[Question] The prediction is not change during training

Question

[Question] The prediction is not change during training

Closed this issue a year ago · 2 comments

Hi! I tried to add a CRF module in Blenderbot for predicting the responding strategies for each sentence. More specifically, I extracted the wanted information from the encoder of Blenderbot and projected it to batch_size * sentence_len* num_tags tensor. However, I found the CRF layer as well as the projection linear layer is not updated during training.

Could you please help me to check where did I make mistakes?

'''

# 10 * 10 * 8 (batch_size* turns * num_strats)

    emission_matrix = nn.functional.softmax(strategy_logits, dim=-1)

    tags = turn_strategies.clone() - 1

    # Convert -100 values in turn_strategies to a valid index, e.g., 0
    tags.masked_fill_(is_pad, 0)
    # batch_size * num_turns

    masked_lm_loss = None
    if labels is not None:
        # for training
        crf_loss = -self.crf(emission_matrix, tags, ~is_pad, reduction="mean")


        print(self.strategy_projector.weight)


        loss = F.cross_entropy(lm_logits.view(-1, lm_logits.size(-1)), labels.view(-1), reduction='none')
        loss = loss.view(labels.size(0), labels.size(1))
        # Cross entropy loss
        label_size = torch.sum(labels.ne(-100), dim=1).type_as(loss)
        # Averaging
        masked_lm_loss = torch.sum(loss) / torch.sum(label_size)
        # Calculate perplexity
        ppl_value = torch.exp(torch.mean(torch.sum(loss, dim=1).float() / label_size.float()))

'''

The ppl_value and crf_loss will be returned to the train function. loss = crf_loss + ppl_loss and then be backwarded.

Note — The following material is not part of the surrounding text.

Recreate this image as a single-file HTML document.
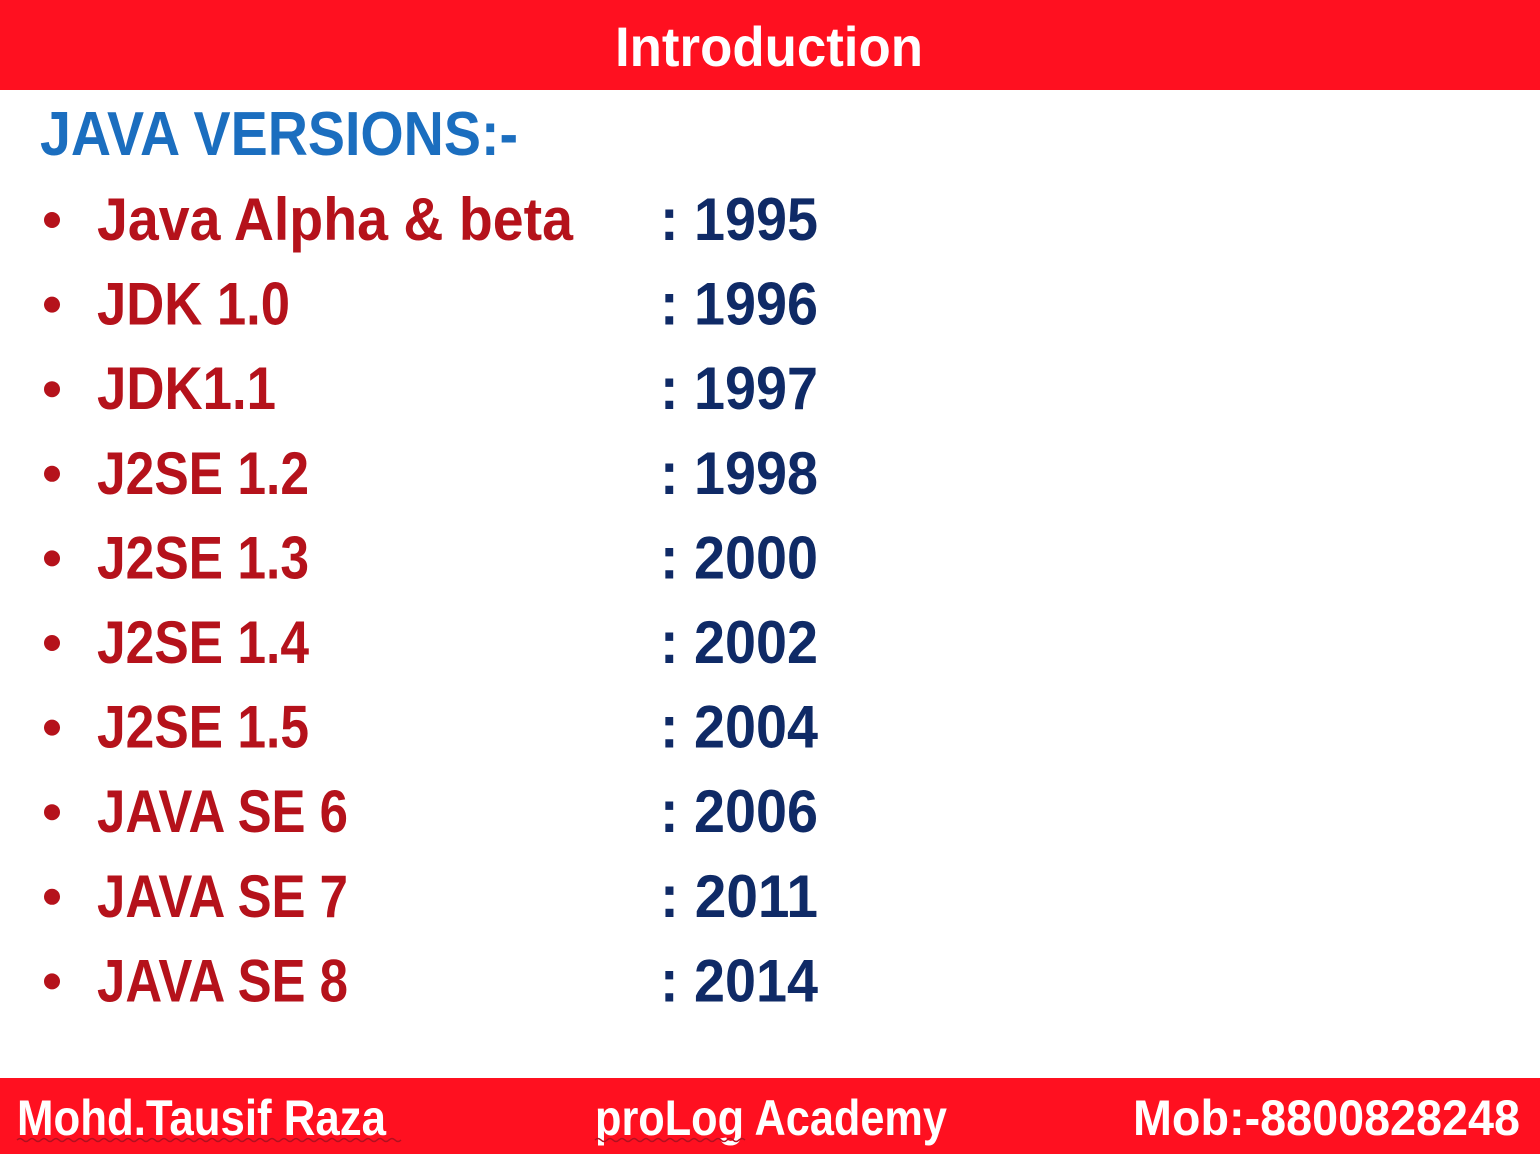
<!DOCTYPE html>
<html><head><meta charset="utf-8"><style>
html,body{margin:0;padding:0;background:#fff;}
svg{display:block;}
text{font-family:"Liberation Sans",sans-serif;font-weight:bold;}
</style></head><body>
<svg width="1540" height="1154" viewBox="0 0 1540 1154">
<rect x="0" y="0" width="1540" height="90" fill="#FF1020"/>
<text x="615" y="66" font-size="56" fill="#fff" textLength="308" lengthAdjust="spacingAndGlyphs">Introduction</text>
<text x="40" y="155" font-size="62" fill="#1B6EBF" textLength="478" lengthAdjust="spacingAndGlyphs">JAVA VERSIONS:-</text>
<g id="rows"></g>
<rect x="0" y="1078" width="1540" height="76" fill="#FF1020"/>
<text x="17" y="1135" font-size="50" fill="#fff" textLength="369" lengthAdjust="spacingAndGlyphs">Mohd.Tausif Raza</text>
<text x="595" y="1135" font-size="50" fill="#fff" textLength="352" lengthAdjust="spacingAndGlyphs">proLog Academy</text>
<text x="1133" y="1135" font-size="50" fill="#fff" textLength="387" lengthAdjust="spacingAndGlyphs">Mob:-8800828248</text>
<path d="M17 1140 q3 -3 6 0 t6 0 t6 0 t6 0 t6 0 t6 0 t6 0 t6 0 t6 0 t6 0 t6 0 t6 0 t6 0 t6 0 t6 0 t6 0 t6 0 t6 0 t6 0 t6 0 t6 0 t6 0 t6 0 t6 0 t6 0 t6 0 t6 0 t6 0 t6 0 t6 0 t6 0 t6 0 t6 0 t6 0 t6 0 t6 0 t6 0 t6 0 t6 0 t6 0 t6 0 t6 0 t6 0 t6 0 t6 0 t6 0 t6 0 t6 0 t6 0 t6 0 t6 0 t6 0 t6 0 t6 0 t6 0 t6 0 t6 0 t6 0 t6 0 t6 0 t6 0 t6 0 t6 0 t6 0" fill="none" stroke="#b01020" stroke-width="1.5"/>
<path d="M595 1140 q3 -3 6 0 t6 0 t6 0 t6 0 t6 0 t6 0 t6 0 t6 0 t6 0 t6 0 t6 0 t6 0 t6 0 t6 0 t6 0 t6 0 t6 0 t6 0 t6 0 t6 0 t6 0 t6 0 t6 0 t6 0 t6 0" fill="none" stroke="#b01020" stroke-width="1.5"/>
</svg>
<script>
const labels=["Java Alpha & beta","JDK 1.0","JDK1.1","J2SE 1.2","J2SE 1.3","J2SE 1.4","J2SE 1.5","JAVA SE 6","JAVA SE 7","JAVA SE 8"];
const years=["1995","1996","1997","1998","2000","2002","2004","2006","2011","2014"];
const labelWidths=[476,193,179,212,212,212,212,251,251,251];
const NS="http://www.w3.org/2000/svg";
const g=document.getElementById('rows');
labels.forEach((lab,i)=>{
  const y=240+i*84.6;
  const c=document.createElementNS(NS,'circle');
  c.setAttribute('cx',52);c.setAttribute('cy',y-20);c.setAttribute('r',8);c.setAttribute('fill','#B5121B');
  
  
  g.appendChild(c);
  const t=document.createElementNS(NS,'text');
  t.setAttribute('x',97);t.setAttribute('y',y);t.setAttribute('font-size',60);t.setAttribute('fill','#B5121B');
  t.setAttribute('textLength',labelWidths[i]);t.setAttribute('lengthAdjust','spacingAndGlyphs');
  t.textContent=lab;
  
  
  g.appendChild(t);
  const yr=document.createElementNS(NS,'text');
  yr.setAttribute('x',660);yr.setAttribute('y',y);yr.setAttribute('font-size',60);yr.setAttribute('fill','#0F2A66');
  yr.setAttribute('textLength',158);yr.setAttribute('lengthAdjust','spacingAndGlyphs');
  yr.textContent=': '+years[i];
  
  
  g.appendChild(yr);
});
</script>
</body></html>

Answer 1 · 2023-09-24T08:27:32.000Z

On a glance, the code looks OK to me. If you could post a minimal reproducible example then that'd be helpful.

Answer 2 · 2023-09-24T10:45:10.000Z

Thank you for replying. I have solved this problem by using two optimizer with different learning rate since the learning rate for training Bert usually small like 3e-5 which might not be effective for training the CRF layer.